Very noisy places make recognition harder for everyone.
Shared quiet offices. If you're self-conscious about speaking English out loud near colleagues, that's a real and understandable feeling. A private space, a call, or working remotely makes voice comfortable; a crowded floor may not. Only you can judge that.

A note of encouragement

If writing in English has felt like a slow, effortful, slightly anxious task — that feeling is not a verdict on your English. It's mostly a feature of typing in a second language, and the self-monitoring it invites. Your spoken English, the fluent kind that shows up in conversation, is often better than the cautious version you produce one careful keystroke at a time.

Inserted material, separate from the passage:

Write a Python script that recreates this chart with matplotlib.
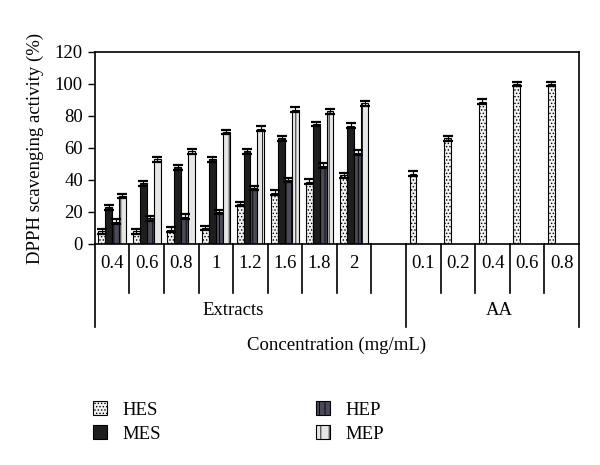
import matplotlib.pyplot as plt
import numpy as np

plt.rcParams['font.family'] = ['Liberation Serif', 'DejaVu Serif']
plt.rcParams['hatch.linewidth'] = 0.6

# extract concentrations (mg/mL) and AA concentrations
ext_labels = ['0.4', '0.6', '0.8', '1', '1.2', '1.6', '1.8', '2']
aa_labels = ['0.1', '0.2', '0.4', '0.6', '0.8']

hes = [8, 8, 9, 10, 25, 32, 39, 43]
mes = [23, 38, 48, 53, 58, 66, 75, 74]
hep = [14, 16, 17, 20, 35, 40, 49, 57]
mep = [30, 53, 58, 70, 72, 84, 83, 88]
aa = [44, 66, 89, 100, 100]
err = 1.5

fs = 13.5
fig = plt.figure(figsize=(6, 4.65), dpi=100)
ax = fig.add_axes([0.158, 0.4753, 0.807, 0.413])

n_ext = len(ext_labels)
x_ext = np.arange(n_ext) + 0.5
x_aa = np.arange(len(aa_labels)) + n_ext + 1.5
w = 0.2

ekw = dict(ecolor='black', elinewidth=0.8, capsize=3.5, capthick=1.6)
b1 = ax.bar(x_ext - 1.5 * w, hes, w, yerr=err, color='#f2f2f2', edgecolor='black',
            hatch='.....', linewidth=0.8, error_kw=ekw, label='HES')
b2 = ax.bar(x_ext - 0.5 * w, mes, w, yerr=err, color='#1e1e1e', edgecolor='black',
            linewidth=0.8, error_kw=ekw, label='MES')
b3 = ax.bar(x_ext + 0.5 * w, hep, w, yerr=err, color='#4b4958', edgecolor='black',
            hatch='|||', linewidth=0.8, error_kw=ekw, label='HEP')
b4 = ax.bar(x_ext + 1.5 * w, mep, w, yerr=err, color='#e6e6e6', edgecolor='black',
            hatch='||', linewidth=0.8, error_kw=ekw, label='MEP')
ax.bar(x_aa - 1.5 * w, aa, w, yerr=err, color='#f2f2f2', edgecolor='black',
       hatch='.....', linewidth=0.8, error_kw=ekw)

ax.set_xlim(0, n_ext + 1 + len(aa_labels))
ax.set_ylim(0, 120)
ax.set_yticks(range(0, 121, 20))
ax.tick_params(axis='y', labelsize=fs, direction='out', length=5, width=1)
ax.set_xticks([])
for s in ax.spines.values():
    s.set_linewidth(1.2)
ax.set_ylabel('DPPH scavenging activity (%)', fontsize=fs, labelpad=8)

# two-level category axis drawn below the plot
tr = ax.get_xaxis_transform()
long_sep = [0, n_ext + 1, n_ext + 1 + len(aa_labels)]
for xs in range(0, n_ext + 2 + len(aa_labels)):
    y0 = -0.432 if xs in long_sep else -0.255
    ax.plot([xs, xs], [0, y0], transform=tr, color='black', lw=1.2, clip_on=False)
for xc, lab in zip(x_ext, ext_labels):
    ax.text(xc, -0.1, lab, transform=tr, ha='center', va='center', fontsize=fs)
for xc, lab in zip(x_aa, aa_labels):
    ax.text(xc, -0.1, lab, transform=tr, ha='center', va='center', fontsize=fs)
ax.text(n_ext / 2, -0.345, 'Extracts', transform=tr, ha='center', va='center', fontsize=fs)
ax.text(n_ext + 1 + len(aa_labels) / 2 + 0.2, -0.345, 'AA', transform=tr,
        ha='center', va='center', fontsize=fs)
ax.text(7.0, -0.53, 'Concentration (mg/mL)', transform=tr, ha='center', va='center',
        fontsize=fs)

fig.legend(handles=[b1, b2, b3, b4], loc='upper left', bbox_to_anchor=(0.127, 0.173),
           ncol=2, frameon=False, fontsize=fs, handlelength=0.75, handleheight=0.75,
           handletextpad=0.8, columnspacing=8.3, labelspacing=0.35)

fig.savefig('out.png', dpi=100)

Voice to text simply lets you write in that stronger mode. Many non-native speakers are quietly surprised, the first week, by how much more capable their writing feels — not because their English changed, but because the friction did.

Where Lispr fits

Lispr is a small macOS app built to make this effortless. Hold the right Option key, speak, release, and your words appear at the cursor in any app — email, Slack, a document, a browser. It uses the Whisper speech model and detects the language automatically across roughly 99 languages, so accents and language switching are handled without any setup. No window, no account, free in early access, around a 200-millisecond round trip. Audio is sent over an encrypted connection, transcribed, and discarded — nothing stored, nothing used to train a model.

The honest summary

For many non-native English speakers, the bottleneck isn't ability — it's the friction and self-doubt of typing in a second language. Voice to text lets you write the way you already speak: faster, more natural, less anxious. It won't fix your grammar — that stays your job, and doing it is good practice. But it removes the part that was slowing you down and stressing you out, and lets the fluency you already have do the work.